This is a finely cast film with some terrific performances by the late James Coburn, Angelica Huston, and Mick Jagger. This is a stellar film. The plot is interesting and challenging, and the main character, played by Andy Garcia, is believable and really gives you a good look at the what if's given this kind of situation and really makes you ask what would you do.
The plot is simple. Good-looking, former ad agency hotshot turned writer, appropriately named Byron (Andy Garcia), has written and published his first book that, despite warm reviews, has ended up as a remainder. His second book has been rejected by his publisher. His supportive, stay at home wife, Dena (Juliana Margulies), and young child need him to bring home the bacon, so what is an aspiring young writer to do? He turns to a male escort service that has an office in the same building in which Byron has an office that he uses for his writing. Right away the film is engaging.
This escort service is deliciously run by Luthor Fox, which Faustian role is played with silken, Machiavellian overtones by Mick Jagger due to a bit of inspired casting. Luthor himself still dabbles in the field by servicing Jennifer, one of his original clients, played with sophisticated finesse by Angelica Huston. Byron is initially reluctant to do this sort of work, because he does love his wife, and because he seems to have some moral scruples.

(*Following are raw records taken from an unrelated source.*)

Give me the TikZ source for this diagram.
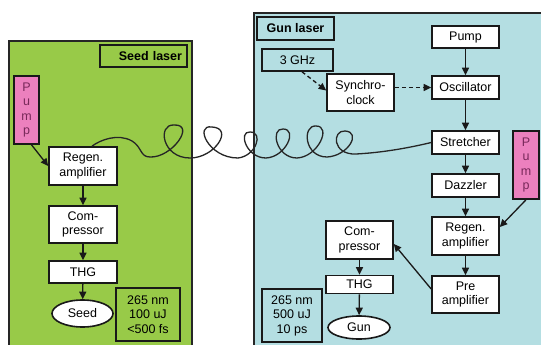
\documentclass[tikz,border=0pt]{standalone}
\usepackage{fontspec}
\setmainfont{Liberation Sans}
\usetikzlibrary{arrows.meta,shapes.geometric}
\definecolor{seedgreen}{RGB}{152,202,72}
\definecolor{gunblue}{RGB}{180,222,226}
\definecolor{pumppink}{RGB}{236,128,190}
\definecolor{pumptext}{RGB}{120,40,90}
\tikzset{
  panel/.style={draw=black!85, line width=1.3pt},
  box/.style={draw=black!90, fill=white, line width=1.6pt, align=center, inner sep=1pt,
    font=\fontsize{12.5}{14.5}\selectfont},
  tag/.style={box, font=\fontsize{12.5}{14.5}\selectfont\bfseries},
  info/.style={draw=black!90, line width=1.6pt, align=center, inner sep=1pt,
    font=\fontsize{12.5}{14.5}\selectfont},
  pumpbox/.style={draw=black!90, fill=pumppink, line width=1.6pt, align=center, inner sep=1pt,
    text=pumptext, font=\fontsize{12.5}{14.5}\selectfont},
  oval/.style={box, ellipse},
  flow/.style={-{Triangle[length=7.5pt,width=7pt]}, line width=1.3pt, black!90},
  sync/.style={flow, dash pattern=on 4pt off 3pt},
  fiber/.style={line width=1.3pt, black!85}
}
\begin{document}
\begin{tikzpicture}[x=1pt,y=-1pt]
\useasboundingbox (0,0) rectangle (541,345);
\clip (0,0) rectangle (541,345);
\fill[white] (0,0) rectangle (541,345);

% laser panels
\filldraw[panel, fill=seedgreen] (9,41) rectangle (192,360);
\filldraw[panel, fill=gunblue] (254,13) rectangle (560,360);

% ---- seed laser ----
\node[tag, fill=seedgreen, minimum width=87pt, minimum height=22pt, text width=77pt, align=right] (seedtag) at (143.5,56) {Seed laser};
\node[pumpbox, minimum width=25pt, minimum height=68pt] (lpump) at (26.5,110) {P\\u\\m\\p};
\node[box, minimum width=68pt, minimum height=38pt] (lregen) at (83,166) {Regen.\\amplifier};
\node[box, minimum width=68pt, minimum height=37pt] (lcomp) at (83,224.5) {Com-\\pressor};
\node[box, minimum width=68pt, minimum height=22pt] (lthg) at (83,272) {THG};
\node[oval, minimum width=61pt, minimum height=27pt] (seed) at (82.5,313.5) {Seed};
\node[info, minimum width=64pt, minimum height=53pt] (linfo) at (148,314.5) {265 nm\\100 uJ\\<500 fs};

\draw[flow] ([xshift=5pt]lpump.south) -- (lregen.west);
\draw[flow] (lregen) -- (lcomp);
\draw[flow] (lcomp) -- (lthg);
\draw[flow] (lthg) -- (seed);

% ---- gun laser ----
\node[tag, fill=gunblue, minimum width=77pt, minimum height=23pt] (guntag) at (295.5,28.5) {Gun laser};
\node[box, fill=gunblue, minimum width=71pt, minimum height=22pt] (ghz) at (297.5,60) {3 GHz};
\node[box, minimum width=67pt, minimum height=37pt] (clock) at (360.5,92.5) {Synchro-\\clock};
\node[box, minimum width=67pt, minimum height=22pt] (pump) at (465.5,37) {Pump};
\node[box, minimum width=67pt, minimum height=23pt] (osc) at (465.5,87.5) {Oscillator};
\node[box, minimum width=67pt, minimum height=23pt] (stretch) at (465.5,142.5) {Stretcher};
\node[box, minimum width=67pt, minimum height=23pt] (dazz) at (465.5,185.5) {Dazzler};
\node[box, minimum width=67pt, minimum height=38pt] (rregen) at (465.5,236) {Regen.\\amplifier};
\node[box, minimum width=67pt, minimum height=37pt] (pre) at (465.5,294.5) {Pre\\amplifier};
\node[pumpbox, minimum width=26pt, minimum height=68pt] (rpump) at (526,165) {P\\u\\m\\p};
\node[box, minimum width=67pt, minimum height=38pt] (rcomp) at (359.5,240) {Com-\\pressor};
\node[box, minimum width=67pt, minimum height=18pt] (rthg) at (359.5,284.5) {THG};
\node[oval, minimum width=62pt, minimum height=23pt] (gun) at (359,327.5) {Gun};
\node[info, minimum width=60pt, minimum height=53pt] (rinfo) at (292,315.5) {265 nm\\500 uJ\\10 ps};

\draw[sync] ([xshift=4.5pt]ghz.south) -- ([yshift=2pt]clock.west);
\draw[sync] (clock.east |- osc.west) -- (osc.west);
\draw[flow] (pump) -- (osc);
\draw[flow] (osc) -- (stretch);
\draw[flow] (stretch) -- (dazz);
\draw[flow] (dazz) -- (rregen);
\draw[flow] (rregen) -- (pre);
\draw[flow] (rpump.south) -- ([yshift=9pt]rregen.east);
\draw[flow] ([yshift=5.5pt]pre.west) -- ([yshift=-4pt]rcomp.east);
\draw[flow] (rcomp) -- (rthg);
\draw[flow] (rthg) -- (gun);

% coiled fibre from the seed amplifier to the stretcher, one curl per loop
\draw[fiber] ([xshift=9pt]lregen.north)
  .. controls (100,140) and (118,133) .. (132,141)
  .. controls (142,147) and (140,157) .. (150,157)
  .. controls (172,158) and (196,124) .. (174,125)
  .. controls (157,124) and (162,158) .. (190,158)
  .. controls (215,158) and (234,128) .. (212,127)
  .. controls (194,124) and (208,158) .. (238,158)
  .. controls (256,156) and (264,132) .. (250,132)
  .. controls (238,131) and (246,158) .. (266,158)
  .. controls (286,157) and (298,129) .. (283,129)
  .. controls (270,128) and (276,158) .. (297,158)
  .. controls (318,157) and (332,126) .. (316,126)
  .. controls (302,125) and (304,157) .. (327,157)
  .. controls (348,156) and (362,132) .. (345,131)
  .. controls (332,130) and (332,155) .. (356,154)
  .. controls (375,153) and (400,150) .. (stretch.west);
\end{tikzpicture}
\end{document}
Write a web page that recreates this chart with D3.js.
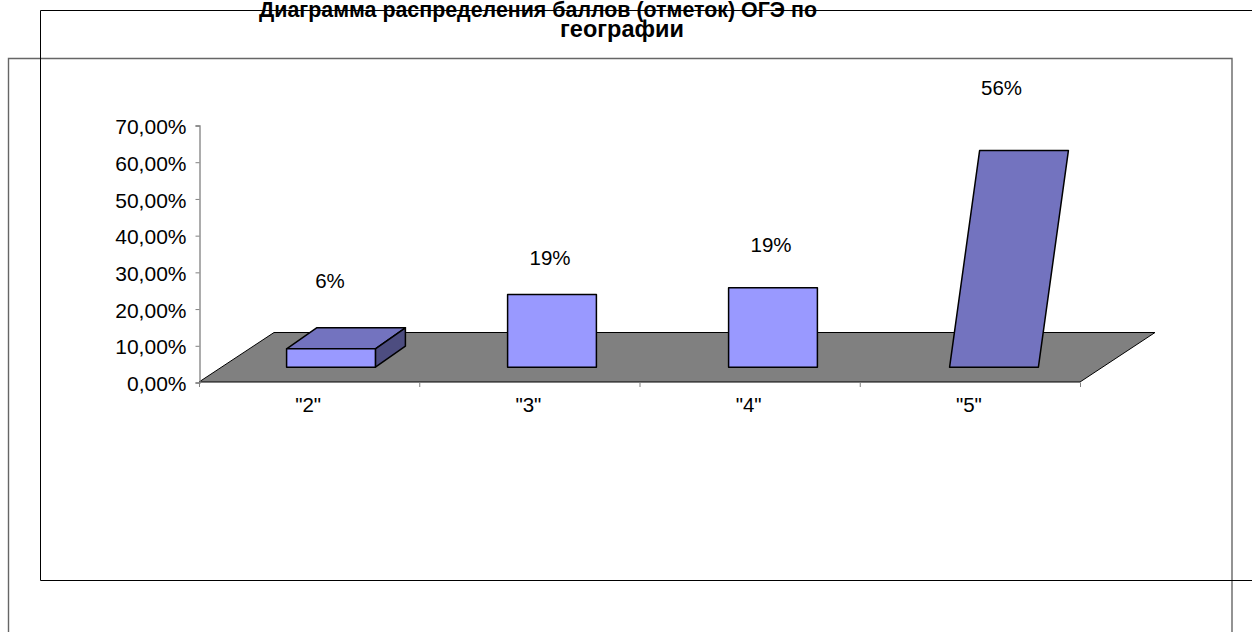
<!DOCTYPE html>
<html>
<head>
<meta charset="utf-8">
<script src="https://cdnjs.cloudflare.com/ajax/libs/d3/7.8.5/d3.min.js"></script>
<style>
html, body { margin: 0; padding: 0; background: #fff; overflow: hidden; }
text { font-family: "Liberation Sans", Arial, sans-serif; fill: #000; }
</style>
</head>
<body>
<div id="visualization"></div>
<script>
const categories = ['"2"', '"3"', '"4"', '"5"'];
// bar heights as drawn, they do not agree with the printed labels
const barValues = [5.0, 19.8, 21.6, 59.0];
const barLabels = ["6%", "19%", "19%", "56%"];
const labelValues = [25.6, 32, 35.4, 78.2];
const tickValues = [0, 10, 20, 30, 40, 50, 60, 70];
const titleLines = ["Диаграмма распределения баллов (отметок) ОГЭ по", "географии"];

const svg = d3
    .select("#visualization")
    .append("svg")
    .attr("width", 1252)
    .attr("height", 632);

// the two frames of the broken export
svg.append("path")
    .attr("d", "M8.5,640V58.5H1232V640")
    .attr("fill", "none")
    .attr("stroke", "#666")
    .attr("stroke-width", 1.4);
svg.append("path")
    .attr("d", "M1260,10.5H40.5V580.5H1260")
    .attr("fill", "none")
    .attr("stroke", "#000")
    .attr("stroke-width", 1);

const y = d3.scaleLinear().domain([0, 70]).range([382, 125]);
const x = d3.scaleBand().domain(categories).range([199, 1080]);
// bars sit a little wider apart than the axis bands
const barX = d3.scaleBand().domain(categories).range([198, 1082]);
const floorDx = 75;
const floorDy = 49.5;
const barWidth = 88.8;

// point on the floor, depth goes 0 (front) to 1 (back)
function px(xVal, depth) { return xVal + depth * floorDx; }
function py(yVal, depth) { return yVal - depth * floorDy; }

const line = d3.line();

// floor
svg.append("path")
    .attr("d", line([
        [px(x.range()[0], 0), py(y(0), 0)],
        [px(x.range()[1], 0), py(y(0), 0)],
        [px(x.range()[1], 1), py(y(0), 1)],
        [px(x.range()[0], 1), py(y(0), 1)]
    ]) + "Z")
    .attr("fill", "#808080")
    .attr("stroke", "#000")
    .attr("stroke-width", 1);

// axes
const yAxis = d3.axisLeft(y)
    .tickValues(tickValues)
    .tickSize(4)
    .tickPadding(9)
    .tickFormat(d => d3.format(".2f")(d).replace(".", ",") + "%");
const yAxisG = svg.append("g")
    .attr("transform", "translate(199.5,0.5)")
    .call(yAxis);

const xAxis = d3.axisBottom(x)
    .tickSize(0)
    .tickPadding(15);
const xAxisG = svg.append("g")
    .attr("transform", "translate(-1,382.5)")
    .call(xAxis);
xAxisG.select(".domain").remove();

svg.append("g")
    .selectAll("line")
    .data(categories.concat("end"))
    .enter()
    .append("line")
    .attr("x1", d => d === "end" ? x.range()[1] + 0.5 : x(d) + 0.5)
    .attr("x2", d => d === "end" ? x.range()[1] + 0.5 : x(d) + 0.5)
    .attr("y1", 382.5)
    .attr("y2", 387)
    .attr("stroke", "#808080");

[yAxisG, xAxisG].forEach(g => {
    g.selectAll("text")
        .attr("font-family", '"Liberation Sans", Arial, sans-serif')
        .attr("font-size", 20.5);
    g.select(".domain").attr("stroke", "#808080").attr("stroke-width", 1.3);
    g.selectAll(".tick line").attr("stroke", "#808080");
});
yAxisG.selectAll("text").attr("font-size", 21).attr("dy", "0.39em");

// bars stand at 0.3 of the floor depth, back face at 0.7
const front = 0.3;
const back = 0.7;
const bars = svg.append("g").attr("stroke", "#000").attr("stroke-width", 1.5).attr("stroke-linejoin", "round");

categories.forEach((c, i) => {
    const left = px(barX(c) + (barX.bandwidth() - barWidth) / 2, front);
    const right = left + barWidth;
    const base = py(y(0), front);
    const h = y(0) - y(barValues[i]);
    const top = base - h;
    const dx = (back - front) * floorDx;
    const dy = (back - front) * floorDy + 1.2;

    if (i === 0) {
        bars.append("path")
            .attr("fill", "#7373bf")
            .attr("d", line([[left, top], [right, top], [right + dx, top - dy], [left + dx, top - dy]]) + "Z");
        bars.append("path")
            .attr("fill", "#4d4d80")
            .attr("d", line([[right, top], [right + dx, top - dy], [right + dx, base - dy], [right, base]]) + "Z");
        bars.append("path")
            .attr("fill", "#9999ff")
            .attr("d", line([[left, top], [right, top], [right, base], [left, base]]) + "Z");
    } else if (i === 3) {
        bars.append("path")
            .attr("fill", "#7373bf")
            .attr("d", line([[left, base], [right, base], [right + dx, top], [left + dx, top]]) + "Z");
    } else {
        bars.append("path")
            .attr("fill", "#9999ff")
            .attr("d", line([[left, top], [right, top], [right, base], [left, base]]) + "Z");
    }

    svg.append("text")
        .attr("x", left + barWidth / 2 + [-1, -2, -2, 7.5][i])
        .attr("y", y(labelValues[i]))
        .attr("text-anchor", "middle")
        .attr("font-size", 20.5)
        .text(barLabels[i]);
});

// title, the lines are not centred on each other in the reference
svg.append("g")
    .selectAll("text")
    .data(titleLines)
    .enter()
    .append("text")
    .attr("x", (d, i) => i === 0 ? 538 : 622)
    .attr("y", (d, i) => 17 + i * 20)
    .attr("text-anchor", "middle")
    .attr("font-size", (d, i) => i === 0 ? 21.4 : 23.5)
    .attr("font-weight", "bold")
    .text(d => d);
</script>
</body>
</html>
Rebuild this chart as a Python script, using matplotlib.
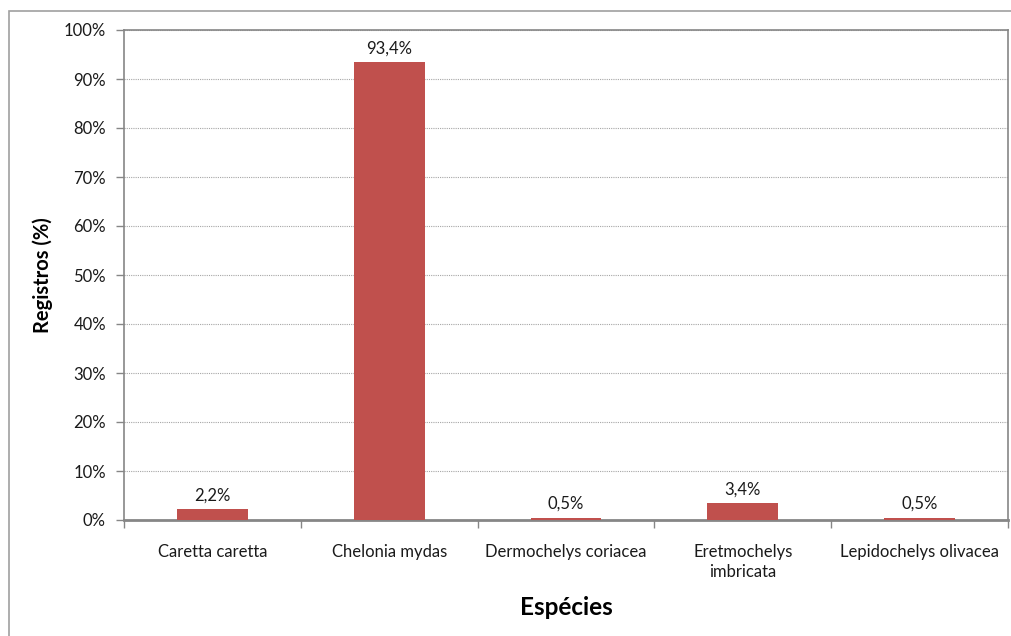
import matplotlib.pyplot as plt
from matplotlib.patches import Rectangle
from matplotlib.ticker import FuncFormatter, MultipleLocator

species = ['Caretta caretta', 'Chelonia mydas', 'Dermochelys coriacea',
           'Eretmochelys\nimbricata', 'Lepidochelys olivacea']
registros = [2.2, 93.4, 0.5, 3.4, 0.5]
value_labels = ['2,2%', '93,4%', '0,5%', '3,4%', '0,5%']

plt.rcParams['font.family'] = ['Lato', 'DejaVu Sans']
axis_grey = '#868686'
text_col = '#1a1a1a'

W, H = 1011, 636
fig = plt.figure(figsize=(W / 100, H / 100), dpi=100)

# outer chart border, running off the right and bottom edges
fig.patches.append(Rectangle((9 / W, -0.1), 1.2, 1 - 11 / H + 0.1,
                             transform=fig.transFigure, fill=False,
                             edgecolor='#a0a0a0', linewidth=1.2))

left, right, top, bottom = 124, 1008, 30, 520
ax = fig.add_axes([left / W, 1 - bottom / H, (right - left) / W, (bottom - top) / H])

x = range(len(species))
ax.bar(x, registros, width=0.4, color='#C0504D', zorder=3)
for xi, v, lab in zip(x, registros, value_labels):
    ax.annotate(lab, (xi, v), xytext=(0, 4), textcoords='offset points',
                ha='center', va='bottom', fontsize=12, color=text_col)

ax.set_xlim(-0.5, len(species) - 0.5)
ax.set_ylim(0, 100)
ax.yaxis.set_major_locator(MultipleLocator(10))
ax.yaxis.set_major_formatter(FuncFormatter(lambda v, p: f'{v:.0f}%'))
ax.set_xticks(list(x))
ax.set_xticklabels(species, fontsize=12, color=text_col, linespacing=1.3)
ax.set_xticks([i + 0.5 for i in range(-1, len(species))], minor=True)
ax.tick_params(axis='x', which='major', length=0, pad=17)
ax.tick_params(axis='x', which='minor', length=6, color=axis_grey, width=1)
ax.tick_params(axis='y', length=6, color=axis_grey, width=1, labelsize=12,
               labelcolor=text_col, pad=7)

ax.grid(axis='y', linestyle=(0, (1, 1)), color='#a6a6a6', linewidth=0.8, zorder=0)
for side in ['top', 'right', 'left']:
    ax.spines[side].set_color(axis_grey)
    ax.spines[side].set_linewidth(1.2)
ax.spines['bottom'].set_color(axis_grey)
ax.spines['bottom'].set_linewidth(2)

ax.set_ylabel('Registros (%)', fontsize=14.5, fontweight='bold', labelpad=8)
ax.set_xlabel('Espécies', fontsize=17.5, fontweight='bold', labelpad=12)

fig.savefig('out.png', dpi=100)
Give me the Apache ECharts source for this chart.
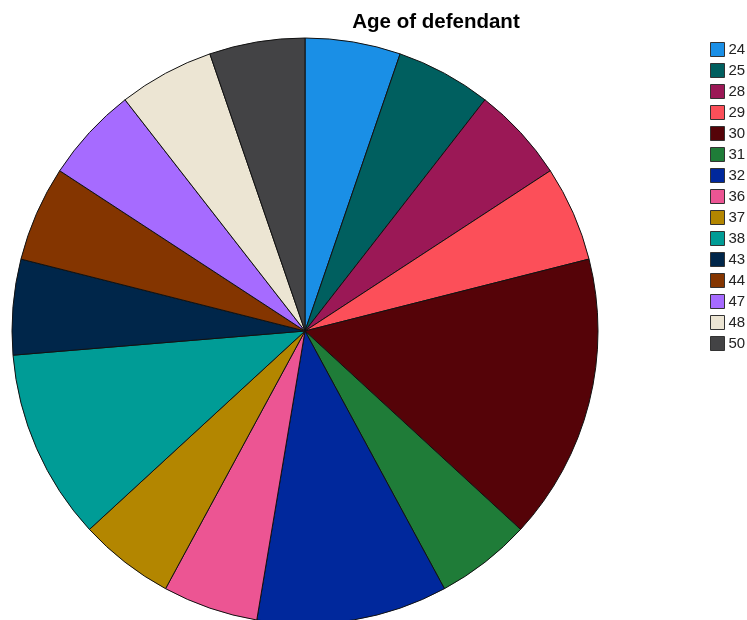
<!DOCTYPE html>
<html>
<head>
<meta charset="utf-8">
<script src="https://cdn.jsdelivr.net/npm/echarts@6/dist/echarts.min.js"></script>
<style>
  html, body { margin: 0; padding: 0; background: #ffffff; }
  #chart { width: 747px; height: 620px; }
</style>
</head>
<body>
<div id="chart"></div>
<script>
// Ages of defendants and how many defendants had each age
const ages = ['24', '25', '28', '29', '30', '31', '32', '36', '37', '38', '43', '44', '47', '48', '50'];
const counts = [1, 1, 1, 1, 3, 1, 2, 1, 1, 2, 1, 1, 1, 1, 1];
const sliceColors = ['#1a8fe6', '#005f5f', '#9b1856', '#fc4f59', '#550308', '#1f7c38', '#00289c',
  '#ec5593', '#b38600', '#009c96', '#00264a', '#843500', '#a66bff', '#ece5d3', '#434345'];

const chart = echarts.init(document.getElementById('chart'), null, { renderer: 'canvas' });

const pieData = ages.map((a, i) => ({
  name: a,
  value: counts[i],
  itemStyle: { color: sliceColors[i] }
}));

chart.setOption({
  animation: false,
  title: {
    text: 'Age of defendant',
    left: 431,
    top: 7,
    textAlign: 'center',
    textStyle: { fontFamily: 'Liberation Sans, Arial, sans-serif', fontWeight: 'bold', fontSize: 20.5, color: '#000' }
  },
  legend: {
    orient: 'vertical',
    left: 705,
    top: 37,
    itemWidth: 14,
    itemHeight: 14,
    itemGap: 6,
    icon: 'rect',
    itemStyle: { borderColor: '#333', borderWidth: 1 },
    textStyle: { fontFamily: 'Liberation Sans, Arial, sans-serif', fontSize: 15, color: '#222', padding: [0, 0, 0, -1] },
    data: ages
  },
  series: [{
    type: 'pie',
    center: [305, 331],
    radius: [0, 293],
    startAngle: 90,
    clockwise: true,
    label: { show: false },
    labelLine: { show: false },
    emphasis: { disabled: true },
    itemStyle: { borderColor: '#111', borderWidth: 1 },
    data: pieData
  }]
});
</script>
</body>
</html>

Fortuitously for him, Byron's first assignment is to escort a coldly beautiful, young woman named Andrea, played with icy hauteur by the lovely Olivia Williams. Andrea just happens to be married to aging Pulitzer Prize winning novelist, Tobias Alcott (James Coburn). Before Byron knows it, his moral scruples are blowing in the wind. It turns out that this assignment has him servicing both the Alcotts in ways he could never have imagined. Of course, his pact with the Alcotts has its short lived financial rewards, but its long term impact on his marriage, his writing career, and his psyche is another matter.
There are some juicy and memorable moments in the film. Tobias Alcott has a knack for entering his wife's room to chat, at just precisely the wrong moment. When Luthor decides to take his business arrangement with Jennifer to a new level, he gets an ego shattering surprise that has some cinematic interest. The scene at the end, when Byron realizes just where his pact with the Alcotts has led him, causing him to indulge in an act of vandalism is just what you think you would do if you were in his shoes.
Byron gets an advance on the book he is writing with famous author and gets a new house. Byron's disinclination to get a "respectable" job feeds the motivation to getting a job with the escort service as a last resort. His verbal pact with the crusty Tobias, regarding a collaborative writing effort leads you to believe he's gotten an advance from him and a sound basis for Byron getting a new house in a more upscale neighborhood and doing scads of shopping with Dena. Byron comes across as a guy down on his luck but very compassionate and therefore sympathetic. The character of Dena is very realistic, as Ms. Margulies is the sweetly trusting and supporting wife as some women can be because they want to believe the best about their husbands.
This film was very enjoyable, and personal to me. There was stellar performances from Mick Jagger, James Coburn, and Angelica Huston. Andy Garcia and Juliana Margulies are amazing in their roles, while Olivia Williams manages to hold her own in a challenged role. The movie builds the characters strongly and you are right there with them when they have to make their choices sitting on the edge of your seat, talking to the TV and crying along with the consequences and having so much hope for the characters. Not too often does a movie come along where I am actually caring for the roles. I highly recommend this film.